1. Technical Field of the Invention
The present invention generally relates to the field of data processing systems, and more particularly to such systems that process instruction streams that include conditional branch instructions.
2. Description of the Prior Art
In most general purpose, stored program, digital computers, software is developed under the assumption that program instructions are executed in their entirety in a sequential fashion. This frees the software developer from the need to account for potential non-sequential operation of the hardware. However, most large-scale, modem machines are designed to take advantage of the overlapping of various functions. In its simplest form, such overlapping permits instruction processing of the N+1st instruction to be performed during operand processing of the Nth instruction. U.S. Pat. No. 4,890,225 issued to Ellis, Jr. et al. shows a rudimentary overlapped machine. To free the software developer from concerns about non-sequentiality, Ellis Jr. et al. store the machine state during the complete execution of the Nth instruction. U.S. Pat. No. 4,924,376 issued to Ooi provides a technique for resource allocation in an overlapped environment.
A more general form of overlapping is termed a pipelined environment. In implementing such a machine, the designer dedicates certain hardware resources to the various repetitive tasks. Overall system performance is improved by breaking the pipeline into these many dedicated hardware elements, or stages. The performance advantage in this dedication comes from employing these dedicated hardware elements simultaneously. Typically, this means that instruction, decode, operand fetch, and arithmetic operations each have separate and dedicated hardware resources. Even though the Nth instruction is processed by each of these hardware resources sequentially, each separate hardware resource is deployed on a different instruction simultaneously. The N+1st instruction may be preprocessed by the instruction fetch and decode hardware, while the Nth instruction is being processed by the operand fetch hardware and while the N−1st instruction is being processed by the arithmetic hardware. U.S. Pat. No. 4,855,904 issued to Daberkow et al. describes a pipelined architecture.

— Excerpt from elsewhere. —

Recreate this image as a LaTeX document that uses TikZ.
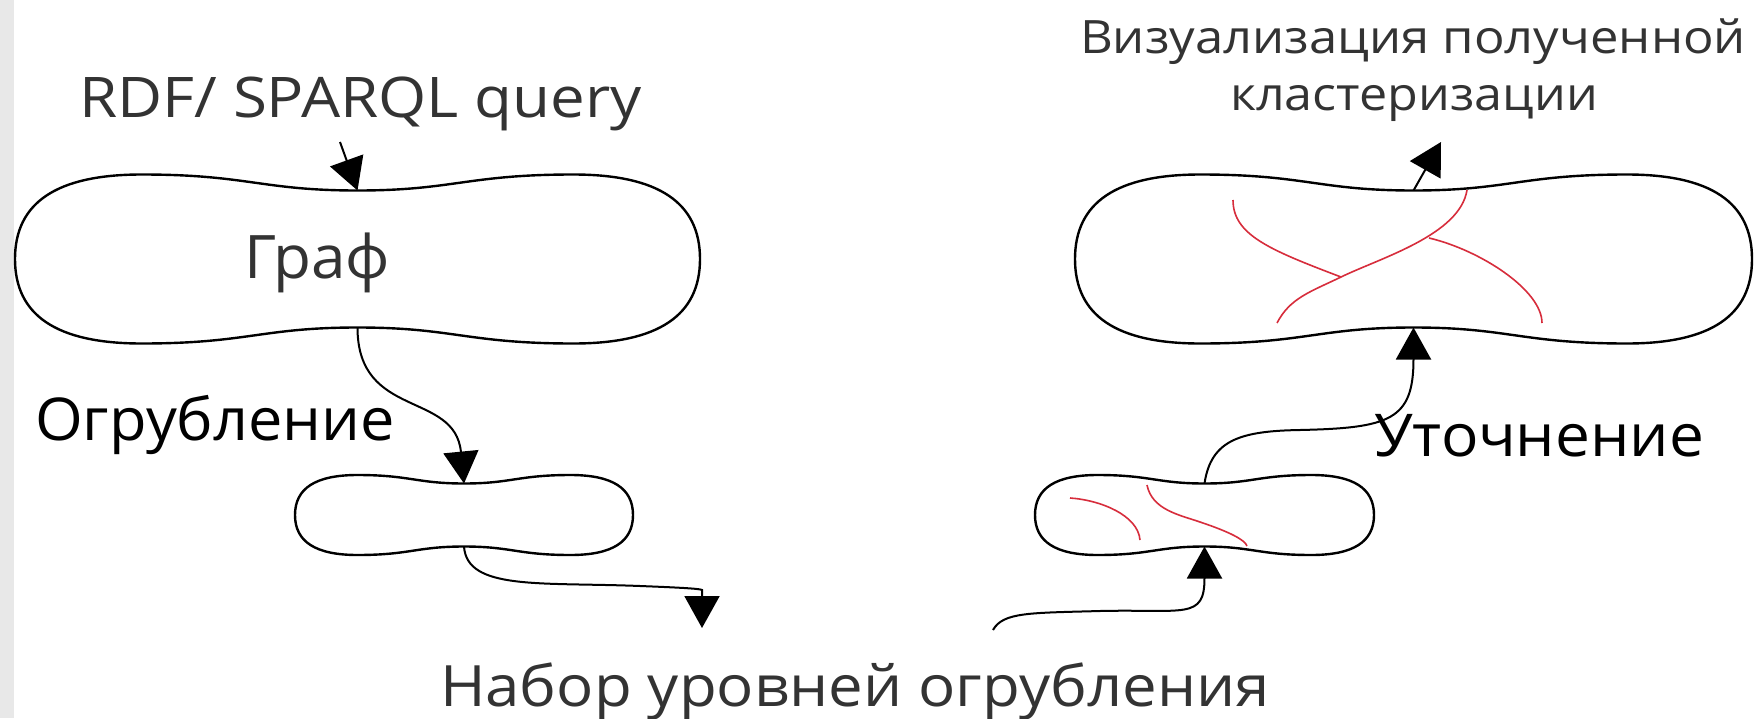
\documentclass[tikz,border=0pt]{standalone}
\usepackage{fontspec}
\setmainfont{Open Sans}
\usetikzlibrary{arrows.meta}

\definecolor{inkgray}{HTML}{333333}
\definecolor{stripgray}{HTML}{E8E8E8}
\definecolor{clusterred}{RGB}{215,45,60}

\tikzset{
  blobbox/.style={rectangle, draw=none, inner sep=0pt, outer sep=0pt},
  blobline/.style={draw=black, line width=2.4pt},
  flow/.style={draw=black, line width=2pt, -{Triangle[length=32pt,width=35pt]}},
  cluster/.style={draw=clusterred, line width=1.6pt},
  lbl/.style={inner sep=0pt, outer sep=0pt},
}

% Peanut-shaped outline: name, centre x, centre y, half width, half height, waist depth.
% Also defines the coordinates <name>-top and <name>-bot at the pinched waist.
\newcommand\peanut[6]{%
  \node[blobbox, minimum width=2*#4pt, minimum height=2*#5pt] (#1) at (#2,#3) {};
  \coordinate (#1-top) at (#2,{#3-#5+#6});
  \coordinate (#1-bot) at (#2,{#3+#5-#6});
  \draw[blobline]
    (#1-top)
    .. controls ({#2+0.28*#4},{#3-#5+#6}) and ({#2+0.32*#4},{#3-#5}) .. ({#2+0.63*#4},{#3-#5})
    .. controls ({#2+0.878*#4},{#3-#5}) and ({#2+#4},{#3-0.67*#5}) .. ({#2+#4},#3)
    .. controls ({#2+#4},{#3+0.67*#5}) and ({#2+0.878*#4},{#3+#5}) .. ({#2+0.63*#4},{#3+#5})
    .. controls ({#2+0.32*#4},{#3+#5}) and ({#2+0.28*#4},{#3+#5-#6}) .. (#1-bot)
    .. controls ({#2-0.28*#4},{#3+#5-#6}) and ({#2-0.32*#4},{#3+#5}) .. ({#2-0.63*#4},{#3+#5})
    .. controls ({#2-0.878*#4},{#3+#5}) and ({#2-#4},{#3+0.67*#5}) .. ({#2-#4},#3)
    .. controls ({#2-#4},{#3-0.67*#5}) and ({#2-0.878*#4},{#3-#5}) .. ({#2-0.63*#4},{#3-#5})
    .. controls ({#2-0.32*#4},{#3-#5}) and ({#2-0.28*#4},{#3-#5+#6}) .. cycle;
}

\begin{document}
\begin{tikzpicture}[x=1pt, y=-1pt]
  \useasboundingbox (0,0) rectangle (1754,718);
  \fill[white] (0,0) rectangle (1754,718);
  \fill[stripgray] (0,0) rectangle (14,718);

  % outlines
  \peanut{graph}{357.5}{259}{342.5}{84.5}{16}
  \peanut{result}{1413.5}{259}{338.5}{84.5}{16}
  \peanut{coarse}{464}{515}{169}{40}{8.5}
  \peanut{refine}{1204.5}{515}{169.5}{40}{8.5}

  % labels
  \node[lbl, text=inkgray, anchor=base west, font=\fontsize{56pt}{62pt}\selectfont]
    (rdf) at (79,117) {\resizebox{563pt}{\height}{RDF/ SPARQL query}};
  \node[lbl, text=inkgray, anchor=base west, font=\fontsize{60pt}{66pt}\selectfont]
    (graphlabel) at (244,278) {\resizebox{146pt}{\height}{Граф}};
  \node[lbl, text=inkgray, anchor=base, font=\fontsize{46pt}{52pt}\selectfont]
    (viz1) at (1413,53) {\resizebox{666pt}{\height}{Визуализация полученной}};
  \node[lbl, text=inkgray, anchor=base, font=\fontsize{46pt}{52pt}\selectfont]
    (viz2) at (1414,110) {\resizebox{368pt}{\height}{кластеризации}};
  \node[lbl, text=black, anchor=base west, font=\fontsize{59pt}{65pt}\selectfont]
    (coarsen) at (35,440) {\resizebox{360pt}{\height}{Огрубление}};
  \node[lbl, text=black, anchor=base west, font=\fontsize{59pt}{65pt}\selectfont]
    (refinelbl) at (1374,456) {\resizebox{330pt}{\height}{Уточнение}};
  \node[lbl, text=inkgray, anchor=base west, font=\fontsize{57pt}{63pt}\selectfont]
    (levels) at (440,706) {\resizebox{830pt}{\height}{Набор уровней огрубления}};

  % loose connector ends
  \coordinate (rdfout) at (340,142);
  \coordinate (levelsin) at (702,628);
  \coordinate (levelsout) at (993,630);
  \coordinate (vizin) at (1441,142);

  % connectors
  \draw[flow] (rdfout) -- (graph-top);
  \draw[flow] (graph-bot) .. controls +(0,92) and +(-9,-93) .. (coarse-top);
  \draw[flow] (coarse-bot) .. controls +(3,44) and (540,582) .. (640,586)
              .. controls (692,588) and (700,589) .. (702,590) -- (levelsin);
  \draw[flow] (levelsout) .. controls (1003,612) and (1030,613) .. (1100,611)
              .. controls (1185,609) and (1204.5,620) .. (refine-bot);
  \draw[flow] (refine-top) .. controls (1211,440) and (1240,431) .. (1300,430)
              .. controls (1390,428) and (1413.5,420) .. (result-bot);
  \draw[flow] (result-top) -- (vizin);

  % clusters on the large outline
  \draw[cluster] (1233,200) .. controls (1233,235) and (1270,250) .. (1341,277);
  \draw[cluster] (1277,323) .. controls (1290,298) and (1310,292) .. (1341,277)
                 .. controls (1380,258) and (1460,235) .. (1467,190);
  \draw[cluster] (1429,238) .. controls (1480,250) and (1542,290) .. (1542,323);

  % clusters on the small outline
  \draw[cluster] (1070,498) .. controls (1100,500) and (1138,515) .. (1140,540);
  \draw[cluster] (1147,485) .. controls (1152,510) and (1180,515) .. (1200,522)
                 .. controls (1230,532) and (1245,540) .. (1247,546);
\end{tikzpicture}
\end{document}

Pipelined architectures work most efficiently when each stage of the pipeline is filled with a program instruction so that the pipeline generates useful output during every clock cycle. However, program instructions do not always proceed in a linear sequence. A program may contain various changes, or branches, that alter the program flow. For instance, “if A=B, then branch to instruction C” is an example of a conditional branch instruction that alters the stream of the program to instruction C if A=B. However, if the conditional branch instruction is fetched before the condition of “A=B” is determined, the processor can not determine which branch to take. Without any alternate methods to predict or pre-calculate the resolution of the condition, the processor must stall the pipeline until the condition is determined. Stalling is undesirable because it wastes processor resources and thus adversely affects processor efficiency.
Various processors use branch prediction logic to help overcome the problem of stalling the pipeline. With branch prediction, the processor will guess which way the branch condition will be resolved. Often this guess is based on previous history. If the branch prediction logic predicts that a condition will be met, then the processor will process a certain set of target instructions. If the branch prediction logic predicts that a condition will not be met, then the processor will process sequential instructions, the instructions following the branch condition. If the branch prediction logic correctly predicts the branch condition, the processor will not stall. If, however, the prediction is incorrect, the instructions in the pipeline must be flushed and the correct instructions fetched. The processor may require several clock cycles to flush the pipeline and fetch the correct instructions. Therefore, a misprediction can reduce the efficiency of the processor.